The Civil Aviation Administration of China (CAAC) has signaled its commitment to supporting the industry’s recovery, often through advocating for increased bilateral flight agreements and encouraging domestic market development. However, the CAAC operates within the broader framework of national foreign policy, meaning that geopolitical tensions often supersede purely commercial aviation considerations.

Pathways to Recovery: Strategies and Outlook

Despite the formidable headwinds, China’s "Big Three" are not without pathways to recovery, though it promises to be a protracted and challenging journey.

  1. Aggressive International Network Restoration (where possible): While North America remains constrained, there is potential for growth in European, Middle Eastern, and Southeast Asian markets. Building strong partnerships and codeshare agreements can help bridge gaps.
  2. Fleet Modernization: A concerted effort to replace older aircraft with more fuel-efficient and passenger-friendly models is crucial. This will require significant capital investment and potentially strategic sourcing from both Western manufacturers and accelerated deployment of COMAC aircraft for domestic and regional routes.
  3. Enhanced Service and Premium Offerings: To compete with leading Asian and global carriers, Chinese airlines must elevate their service standards, particularly in premium cabins. Investing in better in-flight entertainment, catering, and ground services will be essential to attract high-value travelers.
  4. Digital Transformation and Operational Efficiency: Streamlining operations, leveraging data analytics for route optimization, and enhancing digital customer interfaces can improve profitability and competitiveness.
  5. Strategic Focus on Transfer Hubs: While challenging, developing Beijing, Shanghai, and Guangzhou into competitive international transfer hubs could help capture a share of global traffic. This requires coordinated efforts with airport authorities and immigration services to ensure seamless connections.
  6. Government Support and Policy Adjustments: Continued, targeted government support, coupled with diplomatic efforts to ease flight restrictions with key markets, will be vital. The balance between geopolitical interests and aviation commerce will be a defining factor.

Broader Implications for China’s Global Ambitions

The struggles of China’s "Big Three" airlines have broader implications for the nation’s global connectivity and soft power. A robust, globally competitive aviation sector is essential for facilitating trade, tourism, and cultural exchange, all of which contribute to China’s international influence. If its major carriers remain constrained, it could hinder China’s ability to project its economic and cultural reach as effectively as it might otherwise. It could also cede further ground to rival aviation hubs and carriers in East Asia, potentially reshaping global air traffic patterns for years to come.

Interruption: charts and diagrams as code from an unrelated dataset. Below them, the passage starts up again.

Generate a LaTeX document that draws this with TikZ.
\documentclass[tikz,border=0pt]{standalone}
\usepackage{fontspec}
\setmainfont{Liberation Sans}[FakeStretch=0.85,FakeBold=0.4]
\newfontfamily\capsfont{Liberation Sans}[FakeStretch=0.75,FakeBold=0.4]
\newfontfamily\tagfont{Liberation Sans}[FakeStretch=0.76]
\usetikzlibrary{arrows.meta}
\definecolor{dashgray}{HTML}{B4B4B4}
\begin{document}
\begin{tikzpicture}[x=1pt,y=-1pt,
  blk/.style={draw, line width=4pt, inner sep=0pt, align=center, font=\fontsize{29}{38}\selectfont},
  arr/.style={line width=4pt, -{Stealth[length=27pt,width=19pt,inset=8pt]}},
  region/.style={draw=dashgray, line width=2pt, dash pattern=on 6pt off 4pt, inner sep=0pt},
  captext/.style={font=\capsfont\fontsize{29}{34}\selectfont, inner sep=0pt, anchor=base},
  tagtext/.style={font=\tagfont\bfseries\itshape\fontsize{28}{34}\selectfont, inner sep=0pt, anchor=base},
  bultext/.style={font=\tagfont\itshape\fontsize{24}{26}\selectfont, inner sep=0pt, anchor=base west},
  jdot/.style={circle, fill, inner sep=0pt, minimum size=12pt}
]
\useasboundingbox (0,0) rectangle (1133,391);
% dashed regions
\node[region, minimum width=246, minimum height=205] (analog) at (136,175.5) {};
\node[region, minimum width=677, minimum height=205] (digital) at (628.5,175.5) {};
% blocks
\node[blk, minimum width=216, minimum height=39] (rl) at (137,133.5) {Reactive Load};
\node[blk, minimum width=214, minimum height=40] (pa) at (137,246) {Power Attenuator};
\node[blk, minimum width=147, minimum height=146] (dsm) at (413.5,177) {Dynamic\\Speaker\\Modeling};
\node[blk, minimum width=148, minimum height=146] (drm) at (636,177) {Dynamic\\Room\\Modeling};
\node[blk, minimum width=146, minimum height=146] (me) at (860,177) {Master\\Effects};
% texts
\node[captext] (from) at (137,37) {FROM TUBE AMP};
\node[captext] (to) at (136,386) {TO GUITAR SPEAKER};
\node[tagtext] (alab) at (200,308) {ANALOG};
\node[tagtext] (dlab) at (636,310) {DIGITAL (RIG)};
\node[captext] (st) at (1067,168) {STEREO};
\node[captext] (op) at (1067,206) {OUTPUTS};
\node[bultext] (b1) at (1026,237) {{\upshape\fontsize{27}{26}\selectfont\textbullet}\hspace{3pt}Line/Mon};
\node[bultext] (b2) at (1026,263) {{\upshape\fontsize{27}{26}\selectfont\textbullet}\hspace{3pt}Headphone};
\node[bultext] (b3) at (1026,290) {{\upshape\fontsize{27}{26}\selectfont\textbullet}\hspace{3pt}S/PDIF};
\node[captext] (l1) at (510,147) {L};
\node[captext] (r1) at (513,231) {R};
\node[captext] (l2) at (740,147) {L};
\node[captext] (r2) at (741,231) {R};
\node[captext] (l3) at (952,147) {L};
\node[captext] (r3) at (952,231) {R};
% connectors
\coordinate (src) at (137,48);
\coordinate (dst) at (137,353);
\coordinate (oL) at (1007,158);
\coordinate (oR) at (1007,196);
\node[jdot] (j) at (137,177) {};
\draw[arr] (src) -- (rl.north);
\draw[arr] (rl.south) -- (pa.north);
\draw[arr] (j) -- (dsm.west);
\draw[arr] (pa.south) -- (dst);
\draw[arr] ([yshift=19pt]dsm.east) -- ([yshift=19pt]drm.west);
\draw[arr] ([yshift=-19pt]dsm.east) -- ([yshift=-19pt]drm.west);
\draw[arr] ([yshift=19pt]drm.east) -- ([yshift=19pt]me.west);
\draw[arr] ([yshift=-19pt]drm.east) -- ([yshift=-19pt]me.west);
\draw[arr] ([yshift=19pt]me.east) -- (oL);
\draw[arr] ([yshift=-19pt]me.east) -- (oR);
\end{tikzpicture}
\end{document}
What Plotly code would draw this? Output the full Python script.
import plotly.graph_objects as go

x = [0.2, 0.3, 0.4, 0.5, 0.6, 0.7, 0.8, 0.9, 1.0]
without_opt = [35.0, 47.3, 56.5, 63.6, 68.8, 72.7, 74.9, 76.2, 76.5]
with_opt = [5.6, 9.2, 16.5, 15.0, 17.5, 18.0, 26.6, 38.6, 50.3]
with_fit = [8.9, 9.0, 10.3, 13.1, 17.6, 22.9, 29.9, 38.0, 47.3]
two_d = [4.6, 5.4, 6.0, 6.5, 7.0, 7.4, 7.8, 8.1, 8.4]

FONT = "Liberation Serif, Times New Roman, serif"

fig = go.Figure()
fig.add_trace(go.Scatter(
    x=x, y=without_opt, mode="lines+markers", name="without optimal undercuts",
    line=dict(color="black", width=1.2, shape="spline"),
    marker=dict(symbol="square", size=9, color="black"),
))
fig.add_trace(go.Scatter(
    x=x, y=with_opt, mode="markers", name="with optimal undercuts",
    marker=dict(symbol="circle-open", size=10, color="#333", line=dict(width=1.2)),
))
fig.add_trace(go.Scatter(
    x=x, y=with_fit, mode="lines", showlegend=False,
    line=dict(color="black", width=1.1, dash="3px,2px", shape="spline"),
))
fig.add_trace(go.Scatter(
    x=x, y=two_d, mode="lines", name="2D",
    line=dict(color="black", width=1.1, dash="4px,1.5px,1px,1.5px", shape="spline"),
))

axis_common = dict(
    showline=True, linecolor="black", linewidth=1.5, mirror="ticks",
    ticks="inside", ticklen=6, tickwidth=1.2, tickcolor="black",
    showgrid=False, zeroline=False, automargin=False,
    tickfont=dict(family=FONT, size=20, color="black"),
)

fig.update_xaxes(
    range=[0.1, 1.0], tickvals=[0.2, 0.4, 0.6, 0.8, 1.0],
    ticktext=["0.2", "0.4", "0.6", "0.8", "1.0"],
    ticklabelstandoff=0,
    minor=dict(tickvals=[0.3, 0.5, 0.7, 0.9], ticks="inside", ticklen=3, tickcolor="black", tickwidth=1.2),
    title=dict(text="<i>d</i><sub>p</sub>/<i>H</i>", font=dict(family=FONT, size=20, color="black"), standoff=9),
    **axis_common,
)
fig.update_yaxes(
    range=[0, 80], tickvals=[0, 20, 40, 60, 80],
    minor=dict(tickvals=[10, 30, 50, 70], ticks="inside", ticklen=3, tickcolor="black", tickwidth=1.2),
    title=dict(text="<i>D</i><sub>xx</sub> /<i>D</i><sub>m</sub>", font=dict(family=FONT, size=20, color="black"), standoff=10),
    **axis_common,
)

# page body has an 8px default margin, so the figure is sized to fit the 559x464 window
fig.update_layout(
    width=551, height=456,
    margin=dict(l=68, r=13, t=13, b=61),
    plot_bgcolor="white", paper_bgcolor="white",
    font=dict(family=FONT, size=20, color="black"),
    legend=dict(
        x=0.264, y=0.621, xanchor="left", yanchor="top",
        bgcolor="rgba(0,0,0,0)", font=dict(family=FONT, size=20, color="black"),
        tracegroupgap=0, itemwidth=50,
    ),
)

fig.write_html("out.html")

The next few years will be critical for Air China, China Eastern, and China Southern. Their ability to adapt to a rapidly changing global aviation landscape, overcome geopolitical constraints, and invest strategically in their future will determine whether they can break free from their six-year struggle and once again compete on an equal footing with the world’s leading airlines. The dragon, while powerful, finds itself navigating turbulent skies, and its path forward is fraught with both challenge and opportunity.